In the fish world, it's normal to be cold-bodied and take on the temperature of your surroundings. But there are exceptions to every rule;tunas and lamnid sharks are endothermic, managing to keep their bodies warmer than the waters they live in. The common thresher shark, a large alopiid shark with a formidable tail that roams temperate and deep tropical waters, is also warm-bodied. Since all tunas and all lamnid sharks are endothermic, it seemed fair to suppose that the two other known thresher shark species, bigeye and pelagic threshers, are also warm-bodied. But Chugey Sepulveda, Diego Bernal and their colleagues reveal that bigeye and pelagic thresher sharks are nothing like their warm-bodied common cousins(p. 4255).
Most fish keep the red muscle that's used for swimming just beneath their skin and can't retain the heat their muscles produce, but tunas, lamnid sharks and the common thresher shark all keep their red muscles nestled deep inside their bodies, insulating their internal `furnace' from the cold water. If bigeye and pelagic thresher sharks also bury their red muscle deep inside their bodies, Sepulveda and Bernal reasoned, then it's likely that these sharks are also warm-bodied.
Sepulveda and Bernal teamed up with Nick Wegner and Jeff Graham to find out if all threshers have the same red muscle distributions. Since live thresher sharks are very difficult to catch, the team bought some dead thresher sharks from commercial fisheries. They froze the sharks, sliced them into thin transverse sections and took a digital image of each slice. Reconstructing a 3D computer model of each species, the team visualized red muscle distribution all along the length of the sharks' bodies. But as soon as they cut open the first bigeye and pelagic threshers, the team spotted that these sharks are clearly nothing like their common cousin. The red muscle of both bigeye and pelagic threshers runs just beneath the skin and is mainly distributed towards the tail end of the body, while in the common thresher shark the red muscle runs along the backbone and is concentrated at the head end of the body. `We didn't expect to see such a big difference', Bernal recalls, `so our first thought was that the fisheries had sold us the wrong species.' But a DNA analysis soon confirmed that they really were inspecting the right species.
The team also found another clear difference among the three thresher species. Tunas, lamnid and common thresher sharks retain the heat produced by their red muscles using vascular counter-current heat exchange systems that short-circuit heat loss to the environment. But when the team examined the bigeye and pelagic thresher sharks' vascular systems to look for these modifications, they found no evidence of such heat exchangers.
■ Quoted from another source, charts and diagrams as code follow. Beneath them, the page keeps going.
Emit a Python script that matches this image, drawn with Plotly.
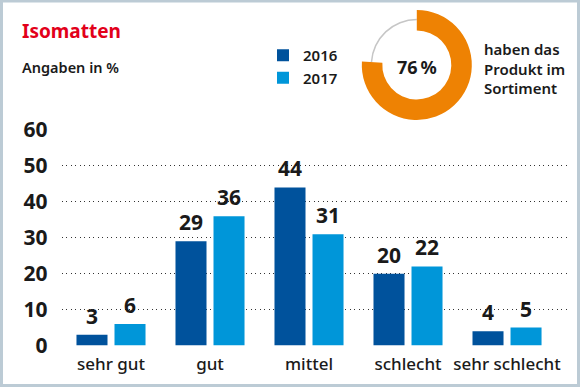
import plotly.graph_objects as go

categories = ["sehr gut", "gut", "mittel", "schlecht", "sehr schlecht"]
series_names = ["2016", "2017"]
values_2016 = [3, 29, 44, 20, 4]
values_2017 = [6, 36, 31, 22, 5]
share_value = 76
share_label = "haben das<br>Produkt im<br>Sortiment"
y_ticks = [0, 10, 20, 30, 40, 50, 60]
title_text = "Isomatten"
subtitle_text = "Angaben in %"

W, H = 580, 387
FONT = "Noto Sans"
C16 = "#00529c"
C17 = "#0096d9"
ORANGE = "#ee8203"

fig = go.Figure()
for name, vals, col in [(series_names[0], values_2016, C16), (series_names[1], values_2017, C17)]:
    fig.add_trace(go.Bar(x=categories, y=vals, name=name, marker=dict(color=col, line=dict(width=0)),
                         hoverinfo="skip"))

# value labels above bars
for vals, shift in [(values_2016, -19), (values_2017, 19)]:
    for c, v in zip(categories, vals):
        fig.add_annotation(x=c, y=v, xref="x", yref="y", text=str(v), showarrow=False,
                           xshift=shift, yshift=3, yanchor="bottom", xanchor="center",
                           font=dict(family=FONT, size=21, color="#1a1a1a", weight=700))

def px_dom_x(a, b):
    return [a / W, b / W]

def px_dom_y(top, bottom):
    return [(H - bottom) / H, (H - top) / H]

def ann_paper(xpx, ypx, text, size, color="#1a1a1a", weight=600, xanchor="left", align="left"):
    fig.add_annotation(x=xpx / W, y=(H - ypx) / H, xref="paper", yref="paper", text=text,
                       showarrow=False, xanchor=xanchor, yanchor="middle", align=align,
                       font=dict(family=FONT, size=size, color=color, weight=weight))

cx, cy, R = 416.8, 65, 55
# grey thin ring for remainder
rg = 46.2
fig.add_trace(go.Pie(values=[share_value, 100 - share_value], sort=False, direction="clockwise", rotation=0,
                     hole=44.7 / rg, marker=dict(colors=["rgba(0,0,0,0)", "#c6c6c6"], line=dict(width=0)),
                     textinfo="none", hoverinfo="skip", showlegend=False,
                     domain=dict(x=px_dom_x(cx - rg, cx + rg), y=px_dom_y(cy - rg, cy + rg))))
fig.add_trace(go.Pie(values=[share_value, 100 - share_value], sort=False, direction="clockwise", rotation=0,
                     hole=34.5 / R, marker=dict(colors=[ORANGE, "rgba(0,0,0,0)"], line=dict(width=0)),
                     textinfo="none", hoverinfo="skip", showlegend=False,
                     domain=dict(x=px_dom_x(cx - R, cx + R), y=px_dom_y(cy - R, cy + R))))

ann_paper(cx, 66.5, f"{share_value}\u2009%", 18, weight=700, xanchor="center", align="center")
ann_paper(482, 68, share_label, 15)
ann_paper(20, 31, title_text, 19, color="#e2001a", weight=700)
ann_paper(20, 67, subtitle_text, 14.5)

# frame
fig.add_shape(type="rect", xref="paper", yref="paper", x0=1.5 / W, x1=(W - 1.5) / W, y0=1.5 / H, y1=(H - 1) / H,
              line=dict(color="#bccbd5", width=3), layer="above")

fig.update_layout(
    width=W, height=H, margin=dict(l=0, r=0, t=0, b=0, autoexpand=False),
    paper_bgcolor="white", plot_bgcolor="white",
    barmode="group", bargap=0.232, bargroupgap=0.184,
    font=dict(family=FONT, color="#1a1a1a"),
    xaxis=dict(domain=px_dom_x(61.5, 568.4), range=[-0.5, 4.62], showgrid=False, zeroline=False,
               showline=False, ticks="", ticklabelstandoff=6,
               tickfont=dict(family=FONT, size=17, color="#1a1a1a", weight=500),
               fixedrange=True, automargin=False),
    yaxis=dict(domain=px_dom_y(130, 345.5), range=[0, 60], tickvals=y_ticks, showgrid=True,
               gridcolor="#333333", gridwidth=1.3, griddash="1px,3.5px", zeroline=False, showline=False,
               ticks="", ticklabelstandoff=13, automargin=False,
               tickfont=dict(family=FONT, size=21, color="#1a1a1a", weight=700), fixedrange=True),
    legend=dict(x=263 / W, y=(H - 39) / H, xanchor="left", yanchor="top", orientation="v",
                font=dict(family=FONT, size=15, color="#1a1a1a", weight=600), bgcolor="rgba(0,0,0,0)",
                itemwidth=30, tracegroupgap=4),
    showlegend=True,
)

fig.write_html("out.html", post_script="document.body.style.margin='0';",
               config={"displayModeBar": False})
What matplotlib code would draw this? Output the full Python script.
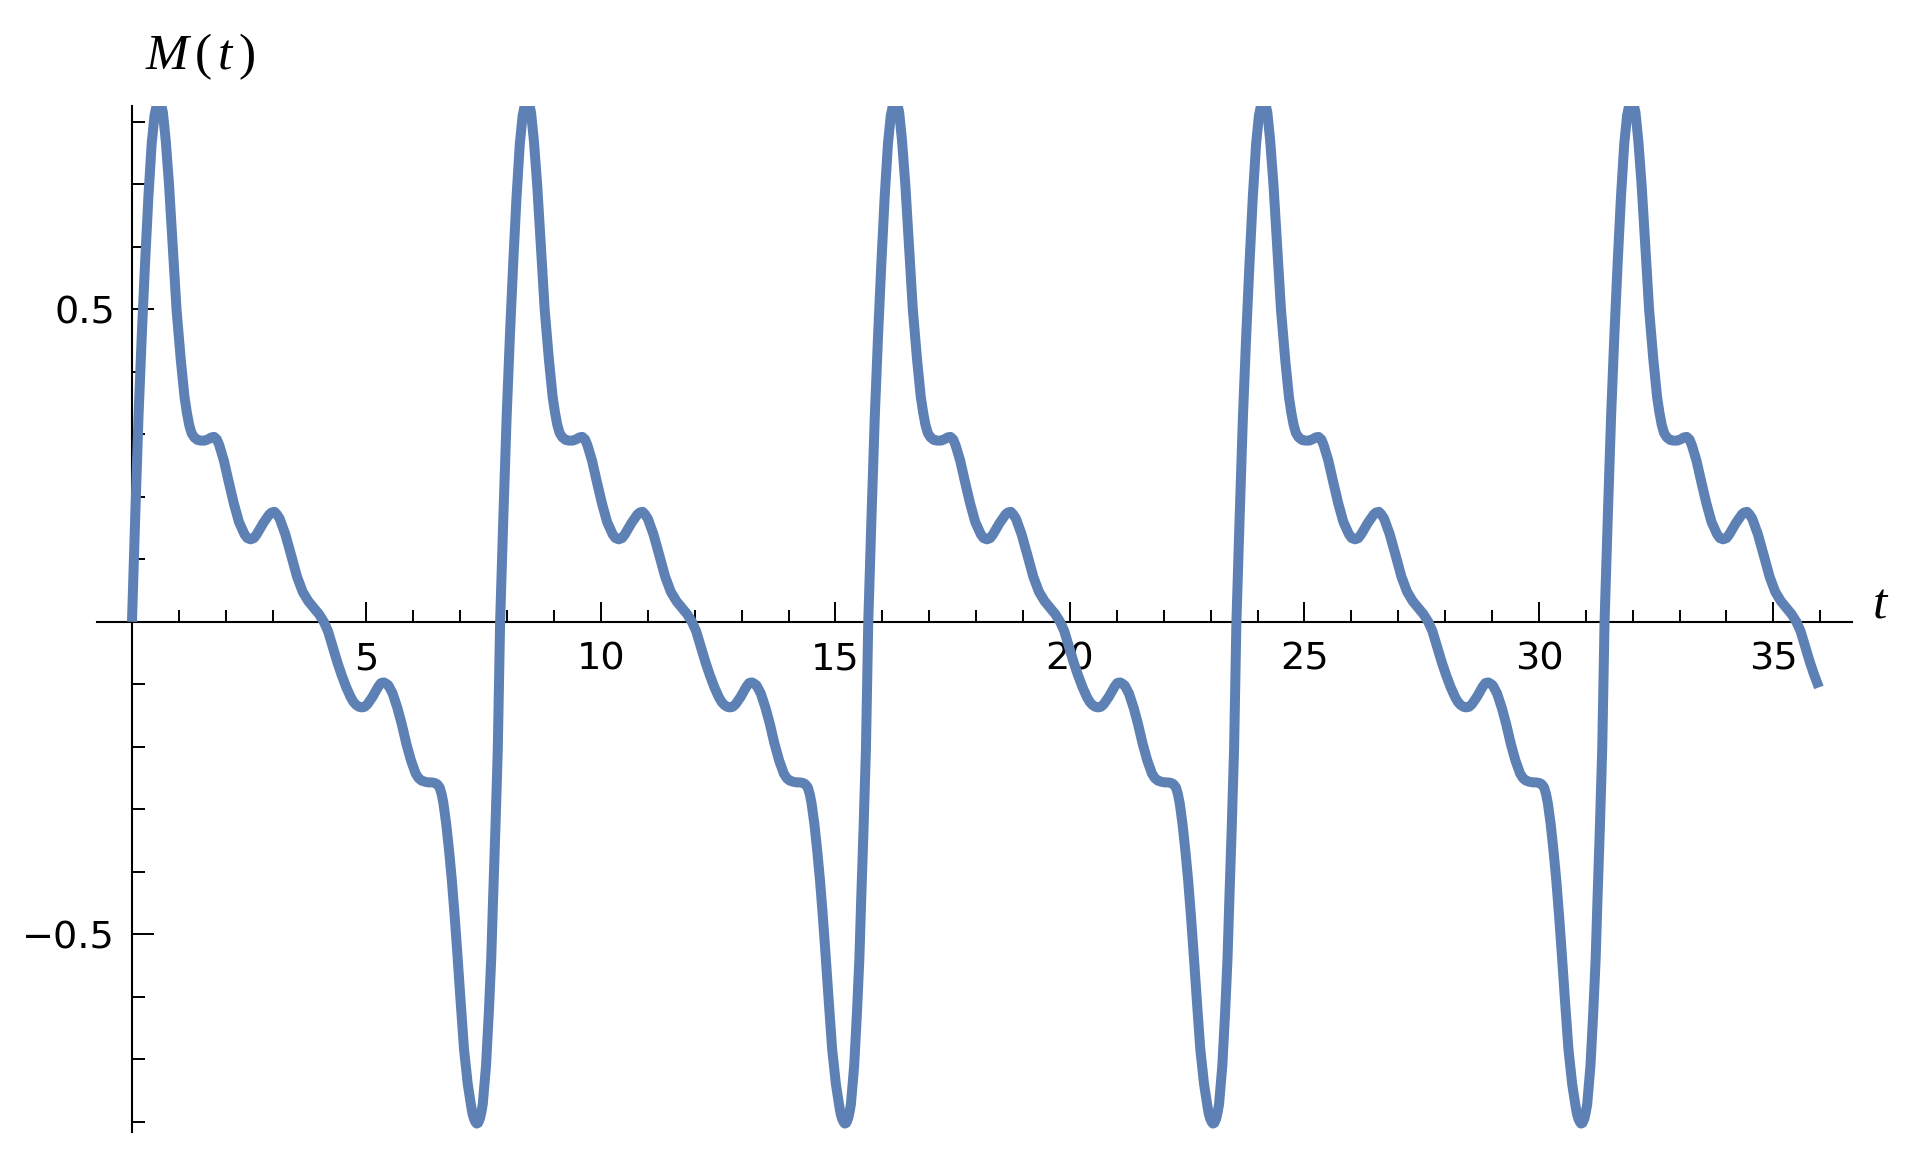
import numpy as np
import matplotlib
matplotlib.use("Agg")
import matplotlib.pyplot as plt

# Un periodo de M(t) (t, M)
periodo_t = np.array([
    0.00, 0.07, 0.14, 0.21, 0.28, 0.35, 0.42, 0.48, 0.54, 0.60,
    0.66, 0.72, 0.79, 0.87, 0.95, 1.04, 1.12, 1.17, 1.22, 1.27,
    1.33, 1.40, 1.47, 1.55, 1.62, 1.69, 1.75, 1.81, 1.86, 1.96,
    2.06, 2.17, 2.28, 2.40, 2.46, 2.53, 2.60, 2.66, 2.80, 2.93,
    2.98, 3.04, 3.09, 3.15, 3.27, 3.40, 3.52, 3.64, 3.76, 3.88,
    3.99, 4.09, 4.18, 4.28, 4.38, 4.47, 4.57, 4.66, 4.72, 4.78,
    4.84, 4.90, 4.96, 5.02, 5.13, 5.25, 5.31, 5.37, 5.42, 5.47,
    5.56, 5.66, 5.75, 5.85, 5.95, 6.05, 6.11, 6.17, 6.25, 6.32,
    6.39, 6.46, 6.51, 6.56, 6.60, 6.64, 6.70, 6.76, 6.82, 6.88,
    6.94, 7.01, 7.08, 7.16, 7.20, 7.23, 7.26, 7.29, 7.32, 7.35,
    7.38, 7.42, 7.45, 7.48, 7.55, 7.61, 7.66, 7.70, 7.75, 7.80,
])
periodo_m = np.array([
    0.000, 0.170, 0.330, 0.460, 0.575, 0.680, 0.765, 0.810, 0.832, 0.835,
    0.815, 0.770, 0.700, 0.600, 0.500, 0.420, 0.360, 0.335, 0.315, 0.302,
    0.295, 0.291, 0.290, 0.290, 0.292, 0.295, 0.296, 0.292, 0.283, 0.258,
    0.225, 0.190, 0.160, 0.140, 0.134, 0.132, 0.134, 0.140, 0.158, 0.172,
    0.175, 0.176, 0.172, 0.165, 0.140, 0.105, 0.072, 0.048, 0.033, 0.022,
    0.012, 0.000, -0.015, -0.040, -0.065, -0.085, -0.105, -0.120, -0.128, -0.133,
    -0.136, -0.137, -0.136, -0.132, -0.120, -0.104, -0.098, -0.097, -0.099, -0.102,
    -0.115, -0.138, -0.163, -0.195, -0.222, -0.243, -0.250, -0.254, -0.256, -0.257,
    -0.257, -0.258, -0.260, -0.265, -0.275, -0.290, -0.323, -0.365, -0.413, -0.470,
    -0.533, -0.610, -0.684, -0.740, -0.760, -0.774, -0.787, -0.795, -0.800, -0.803,
    -0.802, -0.795, -0.785, -0.772, -0.710, -0.624, -0.540, -0.443, -0.330, -0.205,
])
PERIODO = 7.85
N_PERIODOS = 5
T_FIN = 36.0

x_ticks = [5, 10, 15, 20, 25, 30, 35]
x_minor = [i for i in range(1, 37) if i % 5 != 0]
y_ticks = [-0.5, 0.5]
y_minor = [-0.8, -0.7, -0.6, -0.4, -0.3, -0.2, -0.1, 0.1, 0.2, 0.3, 0.4, 0.6, 0.7, 0.8]

# Repetir el periodo leído a lo largo de todo el eje t
t = np.concatenate([periodo_t + k * PERIODO for k in range(N_PERIODOS)])
m = np.tile(periodo_m, N_PERIODOS)
t, m = t[t <= T_FIN], m[t <= T_FIN]

plt.rcParams["mathtext.fontset"] = "custom"
plt.rcParams["mathtext.it"] = "Liberation Serif:italic"
plt.rcParams["mathtext.rm"] = "Liberation Serif"

fig = plt.figure(figsize=(19.13, 11.5), dpi=100)
ax = fig.add_axes([96.8 / 1913, 1 - 1132.3 / 1150, (1851.7 - 96.8) / 1913, (1132.3 - 105.7) / 1150])

ax.plot(t, m, color="#5E81B5", lw=7.2, solid_joinstyle="round", solid_capstyle="butt")

ax.set_xlim(-0.75, 36.67)
ax.set_ylim(-0.817, 0.826)

# Ejes cruzando en el origen, estilo Mathematica
ax.spines["left"].set_position(("data", 0))
ax.spines["bottom"].set_position(("data", 0))
ax.spines["top"].set_visible(False)
ax.spines["right"].set_visible(False)
for s in ("left", "bottom"):
    ax.spines[s].set_linewidth(1.5)
    ax.spines[s].set_zorder(1)

ax.set_xticks(x_ticks)
ax.set_xticks(x_minor, minor=True)
ax.set_yticks(y_ticks)
ax.set_yticks(y_minor, minor=True)
ax.set_yticklabels(["\u22120.5", "0.5"])

ax.tick_params(axis="x", which="major", direction="in", length=14.4, width=1.4, pad=14, labelsize=27.5)
ax.tick_params(axis="x", which="minor", direction="in", length=8.6, width=1.4)
ax.tick_params(axis="y", which="major", direction="in", length=15.8, width=1.4, pad=12, labelsize=27.5)
ax.tick_params(axis="y", which="minor", direction="in", length=9.4, width=1.4)

fig.text(145 / 1913, 1 - 69 / 1150, r"$M\,(\,t\,)$", fontsize=37, ha="left", va="baseline")
fig.text(1872 / 1913, 1 - 618 / 1150, r"$t$", fontsize=37, ha="left", va="baseline")

fig.savefig("out.png", dpi=100)
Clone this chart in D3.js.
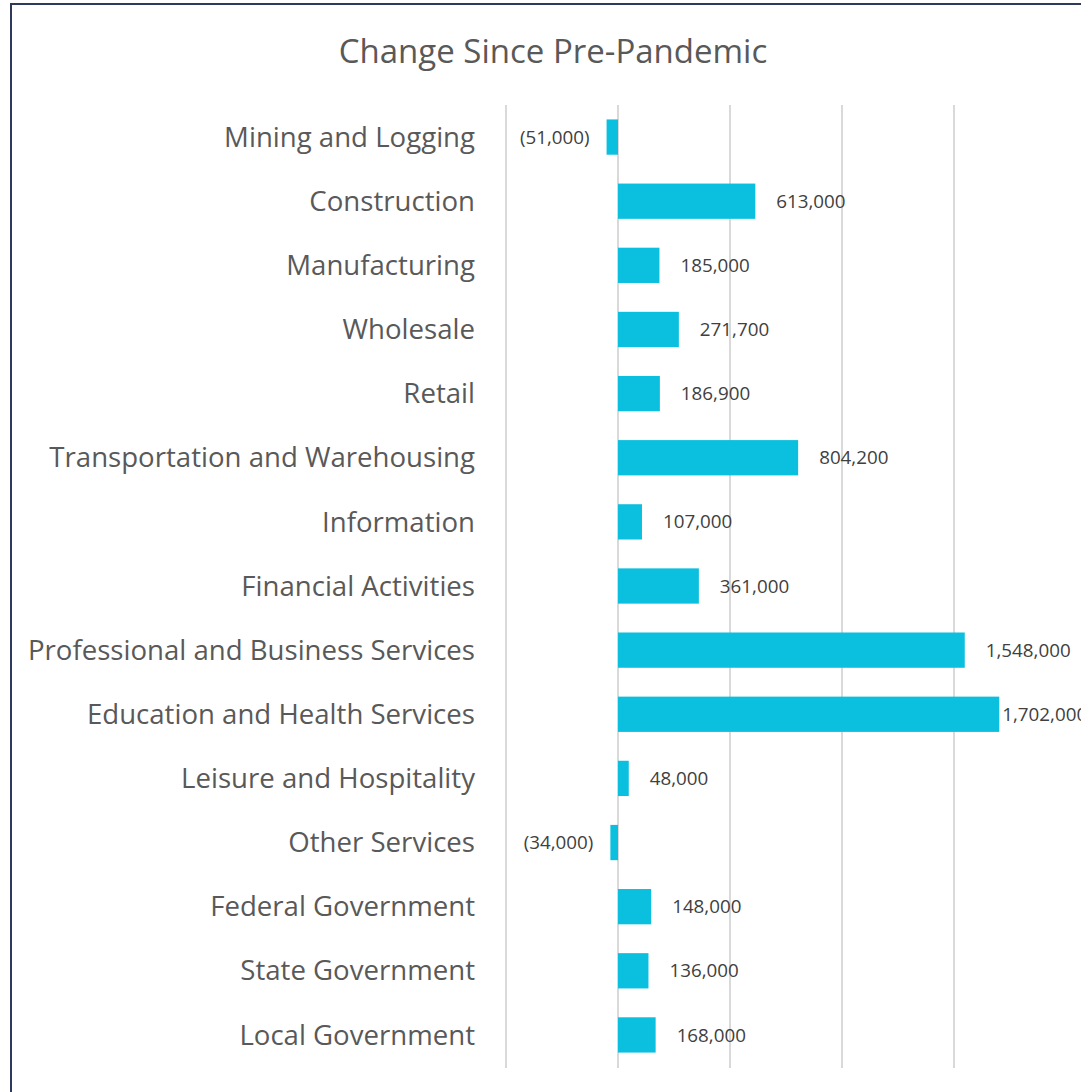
<!DOCTYPE html>
<html>
<head>
<meta charset="utf-8">
<script src="https://cdn.jsdelivr.net/npm/d3@7"></script>
<style>
  body { margin: 0; background: #fff; }
  svg { display: block; font-family: "Open Sans", sans-serif; }
</style>
</head>
<body>
<svg id="chart" width="1081" height="1092"></svg>
<script>
const categories = [
    "Mining and Logging", "Construction", "Manufacturing", "Wholesale", "Retail",
    "Transportation and Warehousing", "Information", "Financial Activities",
    "Professional and Business Services", "Education and Health Services",
    "Leisure and Hospitality", "Other Services", "Federal Government",
    "State Government", "Local Government"
];
const changes = [
    -51000, 613000, 185000, 271700, 186900, 804200, 107000, 361000,
    1548000, 1702000, 48000, -34000, 148000, 136000, 168000
];
const gridTicks = [-500000, 0, 500000, 1000000, 1500000];

const svg = d3.select("#chart");

// outer chart frame (right/bottom edges fall outside the picture)
svg.append("rect")
    .attr("x", 11).attr("y", 4)
    .attr("width", 1100).attr("height", 1120)
    .attr("fill", "none")
    .attr("stroke", "#2f3a5a")
    .attr("stroke-width", 2);

svg.append("text")
    .attr("x", 553).attr("y", 63)
    .attr("text-anchor", "middle")
    .attr("font-size", 33)
    .attr("fill", "#595959")
    .text("Change Since Pre-Pandemic");

const x = d3.scaleLinear()
    .domain([-500000, 2000000])
    .range([506, 1066]);

const y = d3.scaleBand()
    .domain(categories)
    .range([105, 1067])
    .paddingInner(0.45)
    .paddingOuter(0.225);

// vertical gridlines
svg.append("g")
    .selectAll("line")
    .data(gridTicks)
    .join("line")
    .attr("x1", d => x(d)).attr("x2", d => x(d))
    .attr("y1", 105).attr("y2", 1068)
    .attr("stroke", "#d9d9d9")
    .attr("stroke-width", 2);

const data = categories.map((c, i) => ({ name: c, value: changes[i] }));

svg.append("g")
    .selectAll("rect")
    .data(data)
    .join("rect")
    .attr("x", d => x(Math.min(0, d.value)))
    .attr("y", d => y(d.name))
    .attr("width", d => Math.abs(x(d.value) - x(0)))
    .attr("height", y.bandwidth())
    .attr("fill", "#0bbfde");

// category labels
svg.append("g")
    .selectAll("text")
    .data(data)
    .join("text")
    .attr("x", 475)
    .attr("y", d => y(d.name) + y.bandwidth() / 2)
    .attr("dy", "0.35em")
    .attr("text-anchor", "end")
    .attr("font-size", 27.6)
    .attr("fill", "#595959")
    .text(d => d.name);

// value labels, negatives shown in parentheses
const fmt = d3.format(",");
svg.append("g")
    .selectAll("text")
    .data(data)
    .join("text")
    .attr("x", d => {
        if (d.value < 0) return x(d.value) - 17;
        // label pulled close to the bar when it runs off the right edge
        return x(d.value) + (x(d.value) > 990 ? 3 : 21);
    })
    .attr("y", d => y(d.name) + y.bandwidth() / 2)
    .attr("dy", "0.35em")
    .attr("text-anchor", d => d.value < 0 ? "end" : "start")
    .attr("font-size", 18.8)
    .attr("fill", "#404040")
    .text(d => d.value < 0 ? `(${fmt(-d.value)})` : fmt(d.value));
</script>
</body>
</html>
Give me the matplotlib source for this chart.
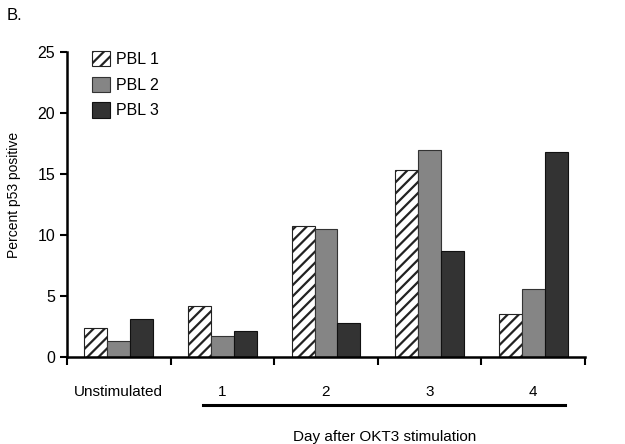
import matplotlib
matplotlib.use('Agg')
import matplotlib.pyplot as plt
import numpy as np

# Datos
categorias = ['Unstimulated', '1', '2', '3', '4']
pbl1 = [2.4, 4.2, 10.7, 15.3, 3.5]
pbl2 = [1.3, 1.7, 10.5, 17.0, 5.6]
pbl3 = [3.1, 2.1, 2.8, 8.7, 16.8]
series = ['PBL 1', 'PBL 2', 'PBL 3']

plt.rcParams['font.family'] = ['Liberation Sans', 'DejaVu Sans']
plt.rcParams['hatch.linewidth'] = 1.6

W, H = 625, 444
fig = plt.figure(figsize=(W / 100, H / 100), dpi=100)
ax = fig.add_axes([67 / W, 1 - 357 / H, 518 / W, 305 / H])

x = np.arange(len(categorias))
w = 0.222
ax.bar(x - w, pbl1, w, facecolor='white', edgecolor='#222222', hatch='///',
       linewidth=0.8, label=series[0])
ax.bar(x, pbl2, w, facecolor='#858585', edgecolor='#333333',
       linewidth=0.8, label=series[1])
ax.bar(x + w, pbl3, w, facecolor='#333333', edgecolor='#111111',
       linewidth=0.8, label=series[2])

ax.set_xlim(-0.5, len(categorias) - 0.5)
ax.set_ylim(0, 25)
ax.set_yticks([0, 5, 10, 15, 20, 25])
ax.set_ylabel('Percent p53 positive', fontsize=10)
ax.yaxis.set_label_coords(-0.088, 0.53)

# marcas en los limites de las categorias, etiquetas centradas
ax.set_xticks(np.arange(-0.5, len(categorias), 1.0))
ax.set_xticklabels([])
ax.set_xticks(x, minor=True)
ax.set_xticklabels(categorias, minor=True, fontsize=11)
ax.tick_params(axis='x', which='minor', length=0, pad=20)
ax.tick_params(axis='x', which='major', direction='out', length=6, width=1.5)
ax.tick_params(axis='y', direction='out', length=5, width=1.5, labelsize=11.5)

ax.spines['top'].set_visible(False)
ax.spines['right'].set_visible(False)
ax.spines['left'].set_linewidth(1.8)
ax.spines['bottom'].set_linewidth(1.8)

ax.legend(loc='upper left', bbox_to_anchor=(92 / W, 1 - 51 / H),
          bbox_transform=fig.transFigure, frameon=False, borderpad=0,
          borderaxespad=0, fontsize=11.5, handlelength=1.1, handleheight=1.1,
          labelspacing=0.6, handletextpad=0.4)

# linea bajo los dias y su etiqueta
fig.add_artist(plt.Line2D([203 / W, 565 / W], [1 - 405 / H, 1 - 405 / H],
                          color='black', linewidth=2.2))
fig.text(385 / W, 1 - 437 / H, 'Day after OKT3 stimulation',
         ha='center', va='center', fontsize=11)
fig.text(7 / W, 1 - 15 / H, 'B.', ha='left', va='center', fontsize=12)

plt.savefig('out.png', dpi=100)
This finding,together with the team's observation that bigeye and pelagic thresher sharks don't keep their red muscle near their body core, means that it's very unlikely that these two species are warm-bodied.
The team concludes that the common thresher shark is the only thresher species with the anatomical specializations for red muscle endothermy. Why and how these specializations evolved in common threshers but apparently not in bigeye and pelagic threshers is a mystery that the team is now delving into.